Algumas discrepâncias
Contudo, existem muitas dúvidas e temores por parte da comunidade internacional em função dos possíveis danos ao meio ambiente que sua extração poderia causar. O problema é que o metano é altamente explosivo e sua extração pode provocar grandes riscos. Neste caso, o perigo potencial é que o metano escape e isso traria consequências graves para o aquecimento global, já que se trata de um gás cujo impacto potencial na mudança climática seria muito mais elevado que o dióxido de carbono. No entanto, a China assevera que a geração de energia, mediante a combustão de hidrato de metano, produz 20% menos de emissões contaminantes que o petróleo, e 40% menos que o carvão, matéria que continua sendo dominante no setor energético desse país
O problema é que o metano é altamente explosivo e sua extração pode causar grandes riscos
Por sua vez, Lin Boquiang, diretor do Centro para a Economia Energética da Universidade de Xiamen da China, afirmava em uma entrevista publicada pela agência EFE que o gelo combustível “é uma fonte de energia bastante limpa e que se encontra em grandes quantidades”. Assim, argumentava que “se a China conseguisse aplicá-la, seria uma grande contribuição, apesar de que o problema é o desenvolvimento da tecnologia necessária”.

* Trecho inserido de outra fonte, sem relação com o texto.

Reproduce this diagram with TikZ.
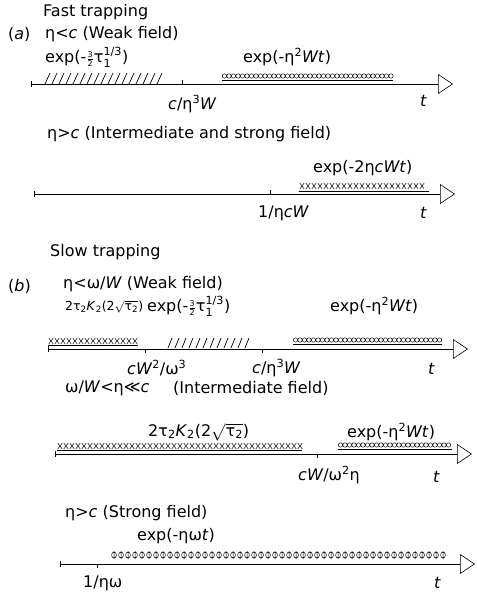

Um metro cúbico desta substância libera cerca de 160 metros cúbicos de gás. Isto significa que é um combustível de grande intensidade energética.
No entanto, o inconveniente é a extrema dificuldade na extração deste gás e o grande consumo de energia durante o processo.
As reservas
O gigante chinês acredita que se as técnicas de extração e de obtenção de energia forem aperfeiçoadas, questão que pode demorar entre 10 e 30 anos, haverá reservas para assegurar mil anos de consumo energético global. Existem grandes jazidas sob todos os oceanos do globo, sobretudo nas beiras das plataformas continentais, como a grande fossa que se estende por 8 mil quilômetros no fundo do Oceano Pacífico, e que se situa entre a América Central e o Havaí.
“Apesar de ser verdade que o sucesso da China representa um avanço importante, é só um passo em um longo caminho”, indicava em suas declarações o professor Praven Linga.
Conforme asseverava, “é a primeira vez que os índices de produção são realmente promissores”. Embora acrescentou que “acredita-se que só em 2025 poderemos considerar realistas as opções comerciais”.